Health Checks in Zeet
Health checks are critical tools in managing the lifecycle and reliability of applications within Kubernetes environments. They provide mechanisms to automatically monitor and manage application health, making decisions based on the readiness and liveness of pods. This document aims to explain what health checks are, their types, and illustrate their use through examples. Additionally, we address common issues and solutions related to health checks.
What Are Health Checks?
Health checks are automated tests conducted by the Kubernetes system on running containers to assess if they are operating as expected. These checks are essential for applications requiring high availability, as they ensure traffic is directed only to instances ready and capable of handling requests. When a container fails a health check, Kubernetes can automatically restart it or halt traffic to it, depending on the health check type that failed.
Types of Health Checks
Kubernetes supports three primary types of health checks:
1. Startup Checks
Startup checks determine if an application within a container has started correctly. They are vital for applications with a slow initialization process. By employing startup checks, Kubernetes delays marking the container as started and postpones liveness or readiness checks until the application is ready.
- Useful for: Preventing applications with lengthy startup times from being prematurely considered unhealthy or terminated by Kubernetes.
2. Liveness Checks
Liveness checks allow Kubernetes to ascertain if a container is running. Should a liveness check fail, Kubernetes restarts the container, offering a self-healing mechanism to rectify issues like deadlocks or memory leaks.
- Useful for: Ensuring application availability by restarting containers that have ceased to function correctly.
3. Readiness Checks
Readiness checks determine if a container can accept traffic. Containers failing these checks are removed from service endpoints, ensuring only traffic-ready containers handle requests.

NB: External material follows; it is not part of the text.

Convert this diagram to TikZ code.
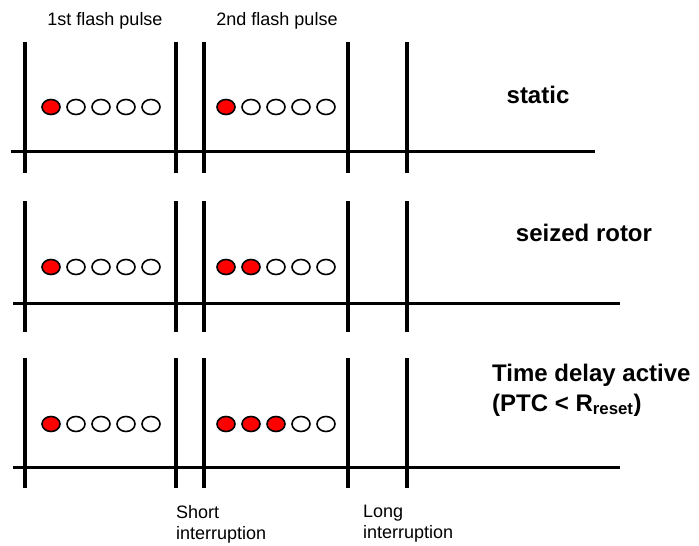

- Useful for: Regulating traffic to containers, guaranteeing that clients access only those prepared to serve requests.
Sample Health Check Scenarios
Production Environment
- Startup Check: An HTTP endpoint verifies the application's readiness to serve, ensuring it doesn't start receiving traffic prematurely.
- Liveness Check: An HTTP endpoint
/health-check
confirms vital application processes are operational. Failing this check triggers a container restart to remedy potential issues. - Readiness Check: An HTTP endpoint conducts a swift, simple check to confirm the application's capacity to manage new requests, crucial for traffic management during deployments or dynamic scaling.
Staging Environment
- Startup Check: Configured similarly to production, reflecting the staging environment's role as a production proxy.
- Liveness Check: Mirrors production with an HTTP endpoint
/health-check
to ensure the application's operational status. - Readiness Check: Also akin to production, verifying the application's readiness to handle requests.
Development Environment
- Startup Check: Optionally disabled to accelerate container startups for development.
- Liveness Check: Optionally disabled, with container crashes serving as the restart trigger.
- Readiness Check: Typically disabled or simplified, given the testing nature of development environments and the non-critical need for high availability.
Common Issues and Solutions
Application Goes Offline During Deployment
- Cause: Inadequate startup check configuration leads to premature traffic handling.
- Solution: Implement startup checks to maintain service continuity until the new version is fully operational and traffic-ready.
Request Failures Due to Unresponsive Containers
- Cause: Absence or misconfiguration of liveness checks, resulting in non-responsive containers not being restarted.
- Solution: Utilize liveness checks to ensure automatic container restarts, addressing non-functionality issues.
Deployment Downtime Despite Health Checks
- Observation: Deployments might still face brief downtime, signaled by Bad Gateway errors or asset loading failures.
- Solution: Fine-tune health check parameters like timeout durations or initial delays to match application startup characteristics. Consider a pre-termination timeout to finalize ongoing requests before container termination.
Sample Configuration with Math: Startup Check
An example startup health check configuration demonstrates how parameters affect the timing for determining container health status.
Configuration Example
Probe: HTTP GET request to `/start-check` on port `8080`
InitialDelaySeconds: 10
PeriodSeconds: 5
TimeoutSeconds: 2
FailureThreshold: 3
Understanding the Math
- Time Before First Check:
10 seconds
post-container start, marking the probe initiation delay. - Check Interval:
5 seconds
, denoting the frequency of health check execution post-initial delay. - Timeout:
2 seconds
, indicating the probe's failure timeout duration. - Failure Threshold:
3
, the number of failed attempts before the container is deemed unhealthy and subject to restart.
Healthiness and Unhealthiness Calculation
Time to Healthy: Immediate success post-initial delay (10 seconds) signifies
container readiness.
Time to Unhealthy/Restart: Maximum duration before restart =
Initial delay (10s) + (3 failed attempts * 5s interval) = 25 seconds
.
Adjust these parameters based on your application's startup behavior to minimize downtime and optimize user experience.